Sikap independen dalam memutuskan pilihan, setelah mempertimbangkan semua saran, sangatlah penting. Terlebih jika itu adalah pilihan dalam ruang lingkup pribadi, yang konsekuensinya ditanggung sendiri. Misalnya pilihan tentang masa depan sendiri. Bisa dibayangkan, jika secara tak waras mengikuti titah pilihan orang lain, memang tak akan menyebabkan diri dikambinghitamkan atas sebuah kegagalan. Tapi harus juga diingat, jika akhir dari sebuah pilihan diri sendiri, tak menuntut kewajiban orang lain menanggungnya, berarti tak ada gunanya juga menyerahkan nasib pada orang lain.

Hal yang penting diingat agar dapat meneguhkan pilihan pribadi bahwa, setiap orang tak yang mampu memberikan jaminan bahwa hasil akhir dari sebuah pilihan, pasti berujung pada keberhasilan. Karena itu, memilih di antara banyak pilihan, dengan cara merdeka, merupakan sikap yang tepat, sebab hasil akhirnya di luar kendali diri sendiri. Intinya, jika hasil akhir pilihan tak dapat dipastikan siapa pun, setidaknya masih menjadi penentu prosesnya. Jikalaupun pilihan itu tak berujung manis, tentu itu masih lebih baik, daripada mengikuti pilihan orang orang lain secara membabi buta dan tak punya andil untuk kehidupan sendiri. 

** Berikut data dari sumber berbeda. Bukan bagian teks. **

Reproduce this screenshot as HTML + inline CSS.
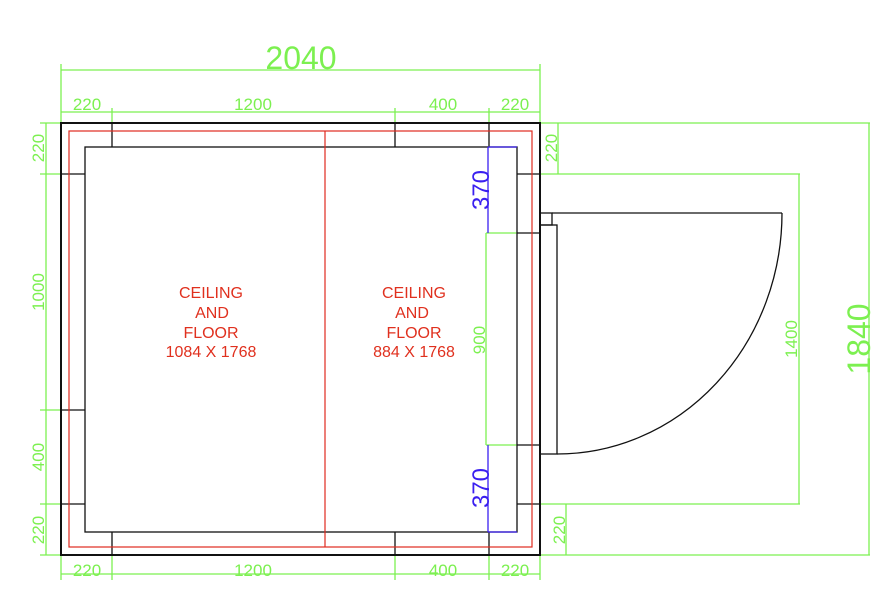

Akhirnya, tak yang bisa memastikan di antara dua pilihan atau lebih, tentang yang mana yang akan berakhir indah. Bukan berarti ketika kita memilih satu pilihan dan berujung kegagalan, hasil akhir dari daftar pilihan yang lainnya yang tersisih, pasti lebih baik. Bisa jadi, hasilnya malah lebih buruk, ataukah memang di antara pilihan yang ada, tak ada yang menuntun pada keberhasilan. Apalagi dengan keterbatasan manusia, bisa saja tak terpikirkan satu alternatif pilihan yang lebih baik. Tak ada yang tahu. Yang pasti, kita harus memilih. Memilih dan bertanggungjawab untuk diri sendiri adalah jalan terbaik.